## [Set task]
Return exactly, please, the lines that run from the line with "Convert this chart to D3.js code." to the line with "const seriesDashed = [true, false, true, false];", ends included, and omit all pictures.
begin
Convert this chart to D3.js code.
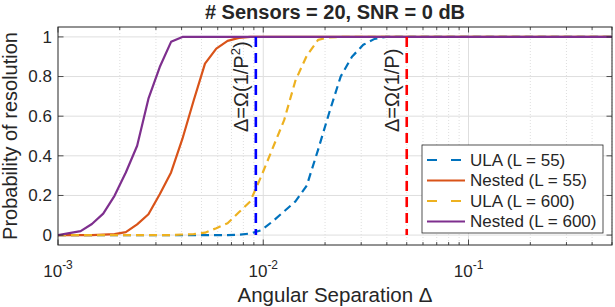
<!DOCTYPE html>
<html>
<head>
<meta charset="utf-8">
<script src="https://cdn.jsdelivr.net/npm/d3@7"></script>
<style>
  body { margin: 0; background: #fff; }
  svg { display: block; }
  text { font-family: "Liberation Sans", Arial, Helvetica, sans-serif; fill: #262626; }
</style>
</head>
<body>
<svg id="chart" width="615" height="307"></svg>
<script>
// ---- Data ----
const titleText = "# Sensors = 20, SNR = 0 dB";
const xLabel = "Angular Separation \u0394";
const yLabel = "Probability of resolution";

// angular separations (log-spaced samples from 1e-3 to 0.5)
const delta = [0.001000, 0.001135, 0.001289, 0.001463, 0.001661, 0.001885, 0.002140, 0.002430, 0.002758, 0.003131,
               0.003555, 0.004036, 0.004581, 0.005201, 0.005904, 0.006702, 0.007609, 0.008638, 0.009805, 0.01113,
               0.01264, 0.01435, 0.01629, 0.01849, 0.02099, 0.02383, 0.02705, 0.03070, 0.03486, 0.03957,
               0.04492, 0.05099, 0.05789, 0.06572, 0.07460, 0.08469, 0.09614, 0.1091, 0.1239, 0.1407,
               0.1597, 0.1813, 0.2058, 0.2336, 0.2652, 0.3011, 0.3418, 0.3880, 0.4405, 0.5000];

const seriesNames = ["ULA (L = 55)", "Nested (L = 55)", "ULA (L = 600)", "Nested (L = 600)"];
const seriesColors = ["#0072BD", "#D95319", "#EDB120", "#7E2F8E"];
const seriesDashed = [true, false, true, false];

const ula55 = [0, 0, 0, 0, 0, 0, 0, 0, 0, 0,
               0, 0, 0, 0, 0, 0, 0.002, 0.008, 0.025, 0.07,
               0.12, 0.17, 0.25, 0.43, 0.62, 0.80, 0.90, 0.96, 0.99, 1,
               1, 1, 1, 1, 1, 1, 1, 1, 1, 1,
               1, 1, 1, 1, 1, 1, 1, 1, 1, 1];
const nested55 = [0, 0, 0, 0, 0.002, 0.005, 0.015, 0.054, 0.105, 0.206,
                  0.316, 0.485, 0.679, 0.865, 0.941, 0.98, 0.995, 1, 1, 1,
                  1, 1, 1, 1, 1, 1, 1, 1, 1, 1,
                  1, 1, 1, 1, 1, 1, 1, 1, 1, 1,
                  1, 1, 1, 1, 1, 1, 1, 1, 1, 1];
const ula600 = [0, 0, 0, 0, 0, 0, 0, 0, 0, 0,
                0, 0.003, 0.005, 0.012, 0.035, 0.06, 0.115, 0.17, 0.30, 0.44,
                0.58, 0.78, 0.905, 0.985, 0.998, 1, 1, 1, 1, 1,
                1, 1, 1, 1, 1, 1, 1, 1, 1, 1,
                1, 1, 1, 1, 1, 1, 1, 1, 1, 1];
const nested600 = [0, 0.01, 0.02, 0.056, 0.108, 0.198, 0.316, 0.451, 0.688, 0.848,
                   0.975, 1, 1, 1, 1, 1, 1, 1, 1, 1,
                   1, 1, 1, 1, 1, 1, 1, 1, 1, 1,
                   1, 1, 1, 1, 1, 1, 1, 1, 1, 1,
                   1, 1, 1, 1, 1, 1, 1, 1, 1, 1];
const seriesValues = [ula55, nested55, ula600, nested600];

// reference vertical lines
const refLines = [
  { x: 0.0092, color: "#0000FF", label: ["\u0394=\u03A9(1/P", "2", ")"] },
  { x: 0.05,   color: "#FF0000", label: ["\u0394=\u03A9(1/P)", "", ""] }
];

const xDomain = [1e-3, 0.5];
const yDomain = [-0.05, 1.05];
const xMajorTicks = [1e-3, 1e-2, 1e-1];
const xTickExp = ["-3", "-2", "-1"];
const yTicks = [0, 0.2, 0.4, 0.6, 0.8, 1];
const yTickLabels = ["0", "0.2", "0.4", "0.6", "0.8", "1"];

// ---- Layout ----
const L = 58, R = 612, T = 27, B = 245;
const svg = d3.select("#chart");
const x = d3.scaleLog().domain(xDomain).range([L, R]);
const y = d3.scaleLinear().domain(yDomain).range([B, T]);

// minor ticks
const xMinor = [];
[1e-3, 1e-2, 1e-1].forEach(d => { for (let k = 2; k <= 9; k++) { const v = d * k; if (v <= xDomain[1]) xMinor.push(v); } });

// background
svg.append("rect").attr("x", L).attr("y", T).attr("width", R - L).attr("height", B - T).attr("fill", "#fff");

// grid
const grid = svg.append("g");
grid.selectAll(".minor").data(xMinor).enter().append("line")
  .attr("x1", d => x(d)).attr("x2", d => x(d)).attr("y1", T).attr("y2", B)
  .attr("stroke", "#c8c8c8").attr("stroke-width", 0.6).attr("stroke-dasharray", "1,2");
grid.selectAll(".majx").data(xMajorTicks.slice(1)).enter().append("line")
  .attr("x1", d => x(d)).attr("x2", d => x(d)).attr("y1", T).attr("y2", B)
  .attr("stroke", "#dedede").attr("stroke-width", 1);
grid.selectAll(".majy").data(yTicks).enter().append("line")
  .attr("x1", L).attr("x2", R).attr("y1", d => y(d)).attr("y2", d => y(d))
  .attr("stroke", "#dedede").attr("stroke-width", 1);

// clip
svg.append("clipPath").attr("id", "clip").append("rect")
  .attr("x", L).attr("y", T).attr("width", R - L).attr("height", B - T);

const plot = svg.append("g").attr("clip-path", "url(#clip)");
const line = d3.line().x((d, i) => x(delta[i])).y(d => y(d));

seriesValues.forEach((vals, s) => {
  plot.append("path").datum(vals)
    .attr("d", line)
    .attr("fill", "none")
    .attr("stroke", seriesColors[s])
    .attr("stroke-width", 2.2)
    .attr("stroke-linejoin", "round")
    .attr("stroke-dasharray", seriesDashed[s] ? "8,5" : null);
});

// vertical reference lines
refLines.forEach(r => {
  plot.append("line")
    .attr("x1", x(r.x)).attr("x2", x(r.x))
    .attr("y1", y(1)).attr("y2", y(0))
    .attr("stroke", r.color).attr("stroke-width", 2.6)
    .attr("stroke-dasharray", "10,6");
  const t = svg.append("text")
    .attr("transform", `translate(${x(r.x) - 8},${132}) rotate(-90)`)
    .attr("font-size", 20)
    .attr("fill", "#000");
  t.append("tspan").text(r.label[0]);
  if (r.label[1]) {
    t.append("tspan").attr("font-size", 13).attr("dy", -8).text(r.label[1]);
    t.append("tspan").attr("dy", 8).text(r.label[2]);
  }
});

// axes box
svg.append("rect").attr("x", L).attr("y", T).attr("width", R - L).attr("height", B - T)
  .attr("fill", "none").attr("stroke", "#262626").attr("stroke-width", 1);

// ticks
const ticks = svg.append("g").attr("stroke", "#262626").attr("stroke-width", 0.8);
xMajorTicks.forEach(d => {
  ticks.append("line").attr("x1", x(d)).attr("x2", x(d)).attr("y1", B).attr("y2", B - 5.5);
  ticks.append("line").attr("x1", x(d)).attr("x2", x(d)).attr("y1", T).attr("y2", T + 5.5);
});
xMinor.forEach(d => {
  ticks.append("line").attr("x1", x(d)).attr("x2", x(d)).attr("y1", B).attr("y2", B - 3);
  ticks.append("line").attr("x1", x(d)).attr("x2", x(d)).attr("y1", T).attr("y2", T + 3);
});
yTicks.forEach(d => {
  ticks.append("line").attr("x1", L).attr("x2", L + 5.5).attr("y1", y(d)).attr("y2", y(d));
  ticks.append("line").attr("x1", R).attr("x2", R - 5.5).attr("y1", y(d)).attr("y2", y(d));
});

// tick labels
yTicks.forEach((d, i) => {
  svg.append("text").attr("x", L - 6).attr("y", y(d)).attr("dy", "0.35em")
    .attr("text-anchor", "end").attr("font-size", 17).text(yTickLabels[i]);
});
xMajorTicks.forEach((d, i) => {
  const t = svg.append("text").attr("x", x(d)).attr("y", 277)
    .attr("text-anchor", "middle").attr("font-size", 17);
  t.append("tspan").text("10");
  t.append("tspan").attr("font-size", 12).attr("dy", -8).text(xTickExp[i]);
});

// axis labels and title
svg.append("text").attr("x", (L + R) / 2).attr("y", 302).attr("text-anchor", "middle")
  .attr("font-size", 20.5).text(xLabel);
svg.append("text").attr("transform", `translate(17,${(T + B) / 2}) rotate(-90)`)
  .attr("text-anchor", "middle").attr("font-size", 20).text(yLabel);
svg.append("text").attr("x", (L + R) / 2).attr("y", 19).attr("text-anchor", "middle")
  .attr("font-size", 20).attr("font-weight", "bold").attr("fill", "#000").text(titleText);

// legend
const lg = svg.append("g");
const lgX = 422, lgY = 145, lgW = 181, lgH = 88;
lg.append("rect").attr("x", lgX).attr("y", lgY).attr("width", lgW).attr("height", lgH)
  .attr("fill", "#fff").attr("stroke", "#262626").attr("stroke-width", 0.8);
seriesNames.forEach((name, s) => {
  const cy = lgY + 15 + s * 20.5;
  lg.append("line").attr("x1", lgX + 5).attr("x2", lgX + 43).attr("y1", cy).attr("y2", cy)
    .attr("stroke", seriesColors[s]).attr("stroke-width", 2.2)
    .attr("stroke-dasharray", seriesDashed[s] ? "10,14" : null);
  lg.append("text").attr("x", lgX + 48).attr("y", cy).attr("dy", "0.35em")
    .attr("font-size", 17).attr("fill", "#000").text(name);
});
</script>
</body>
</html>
end
begin
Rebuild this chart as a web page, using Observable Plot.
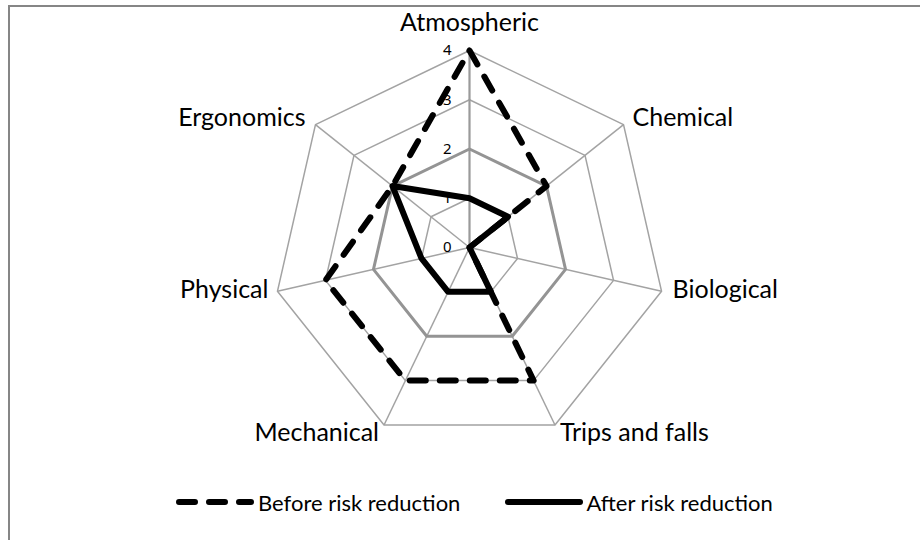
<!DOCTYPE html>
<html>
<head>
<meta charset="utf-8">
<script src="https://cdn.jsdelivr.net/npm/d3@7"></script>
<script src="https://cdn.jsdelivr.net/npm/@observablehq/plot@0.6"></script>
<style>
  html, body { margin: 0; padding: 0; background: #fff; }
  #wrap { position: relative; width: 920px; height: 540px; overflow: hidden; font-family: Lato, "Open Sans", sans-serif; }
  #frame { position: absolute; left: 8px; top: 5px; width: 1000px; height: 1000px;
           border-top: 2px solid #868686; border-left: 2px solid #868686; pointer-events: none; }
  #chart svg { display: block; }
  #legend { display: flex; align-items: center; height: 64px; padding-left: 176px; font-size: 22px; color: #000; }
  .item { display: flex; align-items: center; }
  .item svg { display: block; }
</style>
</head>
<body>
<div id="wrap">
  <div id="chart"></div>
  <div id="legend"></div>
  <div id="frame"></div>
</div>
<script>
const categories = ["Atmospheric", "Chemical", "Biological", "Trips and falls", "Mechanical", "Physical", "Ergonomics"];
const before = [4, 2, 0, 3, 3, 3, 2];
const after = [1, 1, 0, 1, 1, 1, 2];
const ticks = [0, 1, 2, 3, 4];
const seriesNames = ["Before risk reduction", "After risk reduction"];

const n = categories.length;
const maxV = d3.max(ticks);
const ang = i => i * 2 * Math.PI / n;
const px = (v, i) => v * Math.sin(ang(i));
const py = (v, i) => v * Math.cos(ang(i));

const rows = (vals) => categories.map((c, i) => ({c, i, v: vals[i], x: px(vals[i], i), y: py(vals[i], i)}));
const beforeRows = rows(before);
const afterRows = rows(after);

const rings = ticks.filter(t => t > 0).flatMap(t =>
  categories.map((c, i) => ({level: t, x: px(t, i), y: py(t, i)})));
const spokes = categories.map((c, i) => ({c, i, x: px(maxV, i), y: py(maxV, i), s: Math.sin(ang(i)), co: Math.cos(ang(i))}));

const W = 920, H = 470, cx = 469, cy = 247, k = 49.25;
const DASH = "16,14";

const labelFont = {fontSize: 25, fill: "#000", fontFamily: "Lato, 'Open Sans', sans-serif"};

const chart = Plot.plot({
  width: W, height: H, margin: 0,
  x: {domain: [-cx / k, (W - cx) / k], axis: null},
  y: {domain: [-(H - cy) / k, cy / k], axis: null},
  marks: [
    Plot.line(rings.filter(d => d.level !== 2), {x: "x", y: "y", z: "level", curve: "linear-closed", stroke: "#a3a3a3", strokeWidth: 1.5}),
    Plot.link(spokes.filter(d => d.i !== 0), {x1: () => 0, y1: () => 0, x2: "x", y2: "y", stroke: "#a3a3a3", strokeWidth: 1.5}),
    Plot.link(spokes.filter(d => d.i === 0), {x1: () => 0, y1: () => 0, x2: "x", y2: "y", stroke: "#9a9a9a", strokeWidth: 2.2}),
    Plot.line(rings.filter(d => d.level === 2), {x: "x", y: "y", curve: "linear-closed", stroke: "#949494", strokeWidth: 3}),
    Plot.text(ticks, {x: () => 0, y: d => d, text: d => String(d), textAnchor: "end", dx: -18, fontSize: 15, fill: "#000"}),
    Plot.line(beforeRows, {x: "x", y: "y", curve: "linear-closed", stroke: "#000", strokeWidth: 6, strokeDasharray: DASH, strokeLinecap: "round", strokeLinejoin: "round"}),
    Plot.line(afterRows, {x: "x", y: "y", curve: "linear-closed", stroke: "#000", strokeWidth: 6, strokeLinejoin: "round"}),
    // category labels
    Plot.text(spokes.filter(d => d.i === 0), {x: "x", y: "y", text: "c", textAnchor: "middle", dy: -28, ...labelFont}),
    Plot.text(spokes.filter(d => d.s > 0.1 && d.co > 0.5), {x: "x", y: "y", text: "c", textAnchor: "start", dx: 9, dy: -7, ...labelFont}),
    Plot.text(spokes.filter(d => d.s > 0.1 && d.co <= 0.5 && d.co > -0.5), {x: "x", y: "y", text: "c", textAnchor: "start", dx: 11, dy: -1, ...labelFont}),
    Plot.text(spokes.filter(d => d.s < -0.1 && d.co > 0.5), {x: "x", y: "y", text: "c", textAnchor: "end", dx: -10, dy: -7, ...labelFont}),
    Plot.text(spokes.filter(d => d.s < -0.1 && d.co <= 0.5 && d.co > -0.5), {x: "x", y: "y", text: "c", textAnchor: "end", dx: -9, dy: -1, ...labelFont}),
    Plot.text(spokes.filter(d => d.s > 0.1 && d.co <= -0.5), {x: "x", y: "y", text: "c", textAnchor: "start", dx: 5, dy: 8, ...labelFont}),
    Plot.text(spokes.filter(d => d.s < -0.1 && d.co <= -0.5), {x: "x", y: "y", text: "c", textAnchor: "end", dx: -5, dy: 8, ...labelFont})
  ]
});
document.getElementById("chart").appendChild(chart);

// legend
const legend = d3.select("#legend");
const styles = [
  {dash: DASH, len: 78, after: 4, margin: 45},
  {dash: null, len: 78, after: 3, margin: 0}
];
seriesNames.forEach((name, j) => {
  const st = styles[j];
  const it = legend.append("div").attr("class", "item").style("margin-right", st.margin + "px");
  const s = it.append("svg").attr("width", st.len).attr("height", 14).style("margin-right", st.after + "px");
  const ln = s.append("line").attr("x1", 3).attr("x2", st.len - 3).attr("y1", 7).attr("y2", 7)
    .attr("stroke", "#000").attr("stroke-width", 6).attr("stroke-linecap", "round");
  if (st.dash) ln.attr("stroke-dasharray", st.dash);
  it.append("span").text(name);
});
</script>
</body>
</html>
end
begin
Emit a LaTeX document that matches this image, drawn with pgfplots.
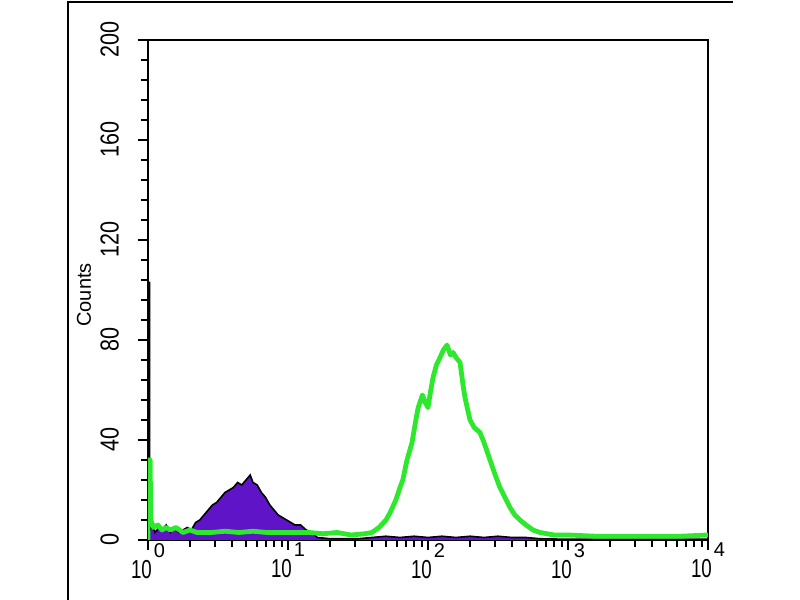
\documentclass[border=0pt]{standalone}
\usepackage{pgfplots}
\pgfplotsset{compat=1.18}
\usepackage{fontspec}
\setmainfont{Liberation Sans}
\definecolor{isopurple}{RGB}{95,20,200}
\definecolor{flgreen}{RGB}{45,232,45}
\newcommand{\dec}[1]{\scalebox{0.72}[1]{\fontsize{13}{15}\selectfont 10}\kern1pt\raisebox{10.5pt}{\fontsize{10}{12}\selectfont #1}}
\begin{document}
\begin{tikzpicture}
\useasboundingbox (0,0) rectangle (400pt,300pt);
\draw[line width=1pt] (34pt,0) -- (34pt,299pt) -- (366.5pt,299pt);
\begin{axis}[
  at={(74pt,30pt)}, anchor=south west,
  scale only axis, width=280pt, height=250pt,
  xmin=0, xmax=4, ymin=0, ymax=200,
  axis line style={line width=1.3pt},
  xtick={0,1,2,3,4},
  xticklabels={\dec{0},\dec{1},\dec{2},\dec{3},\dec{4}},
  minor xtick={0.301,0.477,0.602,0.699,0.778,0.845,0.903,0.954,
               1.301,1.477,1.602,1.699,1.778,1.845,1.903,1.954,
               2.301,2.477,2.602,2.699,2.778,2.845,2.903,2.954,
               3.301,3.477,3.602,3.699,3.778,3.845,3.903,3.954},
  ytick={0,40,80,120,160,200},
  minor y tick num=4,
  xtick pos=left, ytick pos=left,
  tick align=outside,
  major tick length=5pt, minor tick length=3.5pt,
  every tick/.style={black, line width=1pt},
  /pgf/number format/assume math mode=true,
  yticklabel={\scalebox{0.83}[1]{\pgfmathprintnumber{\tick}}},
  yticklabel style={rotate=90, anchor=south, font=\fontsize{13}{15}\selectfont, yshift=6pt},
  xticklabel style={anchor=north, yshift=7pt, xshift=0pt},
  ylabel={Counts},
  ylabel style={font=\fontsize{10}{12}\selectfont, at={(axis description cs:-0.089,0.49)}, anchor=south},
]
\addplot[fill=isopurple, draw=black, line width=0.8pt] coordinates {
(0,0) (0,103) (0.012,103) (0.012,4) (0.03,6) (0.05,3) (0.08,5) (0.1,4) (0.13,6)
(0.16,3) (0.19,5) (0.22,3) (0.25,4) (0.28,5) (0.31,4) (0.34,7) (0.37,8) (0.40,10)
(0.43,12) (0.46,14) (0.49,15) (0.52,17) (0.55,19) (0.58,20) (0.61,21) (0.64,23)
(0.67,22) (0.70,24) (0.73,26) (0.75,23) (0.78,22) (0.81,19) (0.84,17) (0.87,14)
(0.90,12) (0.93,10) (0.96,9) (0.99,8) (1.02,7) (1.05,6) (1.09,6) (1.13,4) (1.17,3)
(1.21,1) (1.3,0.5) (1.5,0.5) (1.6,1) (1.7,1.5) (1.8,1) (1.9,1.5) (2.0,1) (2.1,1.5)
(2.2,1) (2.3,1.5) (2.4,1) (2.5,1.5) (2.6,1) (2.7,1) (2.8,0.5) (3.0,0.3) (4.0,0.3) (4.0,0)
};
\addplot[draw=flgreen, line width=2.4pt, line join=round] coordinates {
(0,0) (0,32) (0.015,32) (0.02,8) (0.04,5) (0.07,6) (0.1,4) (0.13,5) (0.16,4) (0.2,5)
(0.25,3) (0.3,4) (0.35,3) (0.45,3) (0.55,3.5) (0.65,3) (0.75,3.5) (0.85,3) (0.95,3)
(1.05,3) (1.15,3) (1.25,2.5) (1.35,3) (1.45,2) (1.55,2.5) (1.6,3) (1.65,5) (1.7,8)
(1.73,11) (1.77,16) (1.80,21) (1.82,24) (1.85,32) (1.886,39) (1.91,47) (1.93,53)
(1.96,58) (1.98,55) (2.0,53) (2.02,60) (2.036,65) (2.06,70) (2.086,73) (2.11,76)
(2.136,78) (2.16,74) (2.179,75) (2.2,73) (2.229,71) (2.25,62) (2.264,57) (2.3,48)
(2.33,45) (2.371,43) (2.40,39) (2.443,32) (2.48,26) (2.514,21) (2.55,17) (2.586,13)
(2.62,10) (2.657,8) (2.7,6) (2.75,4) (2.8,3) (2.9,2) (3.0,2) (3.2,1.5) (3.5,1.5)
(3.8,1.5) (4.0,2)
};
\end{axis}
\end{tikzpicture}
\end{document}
end
## [Task output]
Convert this chart to D3.js code.
<!DOCTYPE html>
<html>
<head>
<meta charset="utf-8">
<script src="https://cdn.jsdelivr.net/npm/d3@7"></script>
<style>
  body { margin: 0; background: #fff; }
  svg { display: block; }
  text { font-family: "Liberation Sans", Arial, Helvetica, sans-serif; fill: #262626; }
</style>
</head>
<body>
<svg id="chart" width="615" height="307"></svg>
<script>
// ---- Data ----
const titleText = "# Sensors = 20, SNR = 0 dB";
const xLabel = "Angular Separation \u0394";
const yLabel = "Probability of resolution";

// angular separations (log-spaced samples from 1e-3 to 0.5)
const delta = [0.001000, 0.001135, 0.001289, 0.001463, 0.001661, 0.001885, 0.002140, 0.002430, 0.002758, 0.003131,
               0.003555, 0.004036, 0.004581, 0.005201, 0.005904, 0.006702, 0.007609, 0.008638, 0.009805, 0.01113,
               0.01264, 0.01435, 0.01629, 0.01849, 0.02099, 0.02383, 0.02705, 0.03070, 0.03486, 0.03957,
               0.04492, 0.05099, 0.05789, 0.06572, 0.07460, 0.08469, 0.09614, 0.1091, 0.1239, 0.1407,
               0.1597, 0.1813, 0.2058, 0.2336, 0.2652, 0.3011, 0.3418, 0.3880, 0.4405, 0.5000];

const seriesNames = ["ULA (L = 55)", "Nested (L = 55)", "ULA (L = 600)", "Nested (L = 600)"];
const seriesColors = ["#0072BD", "#D95319", "#EDB120", "#7E2F8E"];
const seriesDashed = [true, false, true, false];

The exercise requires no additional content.